Tully and Shunit are not happy with the fact that they have competition and try to oust them from the market. Noam, meanwhile, enters into a secret relationship with Amir Tamri from the rival family, and tries to stop her mother and sister from scheming against the Tamari family. Noam manages to convince Tully that it is wrong to harass the family.

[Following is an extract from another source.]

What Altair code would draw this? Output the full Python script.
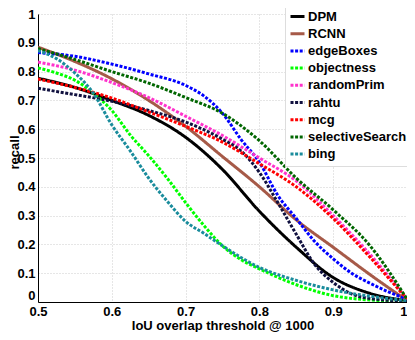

Eventually, the Tamari family give in to Shoni and agree to sell their business after she blackmailed them. However, Tully confessed the secrets of Tullyland and apologized to the Tamari family, meaning that they no longer needed to sell their business.

==Cast==
Tamari family

- Amos Tamam as Boaz Tamari - uncle of Eran, Roni, Amir and Maayan who moves in with them. Owner of a successful gaming company. He reconnected with his nephews after a 5-year rift because he fell out with his brother Miki, as Miki rejected him for being gay.
- Nevo Katan as Eran Tamri - the responsible and eldest brother of the Tamari boys, and the brother of Amir, Roni and Maayan. Hagar's ex-partner, and formerly Ido's best friend. At the end of the series, he forgives his father, and transfers the management of the pâtisserie to Roni.
- Shea Niv as Young Eran
- Noa Halfon as Roni Tamari - Amir's twin sister and Eran and Maayan's sister. She want to be a successful businesswoman. Former girlfriend of Ido, they break up when Eran discovers that Ido cheated on her with Hagar. She becomes the new manager of the pâtisserie at the end of the season.
- Romi Levian as Young Roni
- Ido Tako as Amir Tamari - the troubled brother of Eran, Roni and Maayan. Noam's ex-partner. They encountered difficulties in their relationship because of the families' rivalry. He broke up with them after he found out that she was the real "Tuliland" baker.
- Yonatan Horn as Young Amir Young Amir (Yonatan Horn).
- Neta Carmeli as Maayan Tamari - the younger sister of Eran, Roni and Amir. She is ostracized at her school due to a scar on her face following an accident.
- Ella Bok as Young Maayan
- Miki Tamari (Kobi Maimon) - the father of Eran, Roni, Amir and Mayan and the brother of Boaz. He was killed in a car accident. He is homophobic and conservative in his views.
- Ann Konopny as Ofra Tamari - mother of Eran, Roni, Amir and Mayan. She was killed in a car accident.

Devash family
- Neta Orbach as Tuli Devash - a successful TV star who opens a pâtisserie across from Tamari pâtisserie in an attempt to destroy the Tamari family business after moving to Kiryat Yam from Beersheva. She is Shunit's daughter and Noam's younger sister. At the end of the series she returns to Beersheva with her family.
- Rotem Sela as Shunit Devash - Tuli and Noam's scheming and manipulative mother that has a vendetta against the Tamari family. She will do anything for her daughter Tully to succeed. Her teacher husband left her when Tully was much younger and she lives on the divorce settlement and is not ready to return to her home city of Beersheva as a failure.
- Adi Zemah as Noam Devash - Amir's introverted partner who encounters difficulties in their relationship because of the families' rivalry. Tuli's older sister and Shunit's daughter. She is the real baker of "Tullyland".

Additional characters

- Assi Azar as Erez Karmi - a social worker from the welfare office who received a report from an anonymous source that the Tamari brothers live alone. As a child he was bullied by Boaz, who later becomes his partner.
- Tal Fried as Hagar - Eran's partner, who broke up with him at the beginning of the series. She is a surfing instructor and scouts. She wants to get back with Eran at the end of the first season after she breaks up with Ido, but he rejects her.
- Bar Brimer as Ido - Eran's best friend and Roni's partner, but cheats on her with Hagar. He has a history of cheating on his partners. At the end of the first season, he returned to his ex-girlfriend, Natalie.
- Shlomi Tapiaro as Dean - Boaz's business partner in the startup he is developing. At the end of the first season, Dean gets rich while Boaz gives up the start-up.
- Nava Medina as Ahuva - a successful baker whom Roni admires.
- Mia Ezer Stein as Natalie - Ido's ex-partner. Female singer of a rock band. She get back with Ido at the end of the first season.

==Reception==
The first episode had the highest opening ratings for a youth series in Israel in the last two years.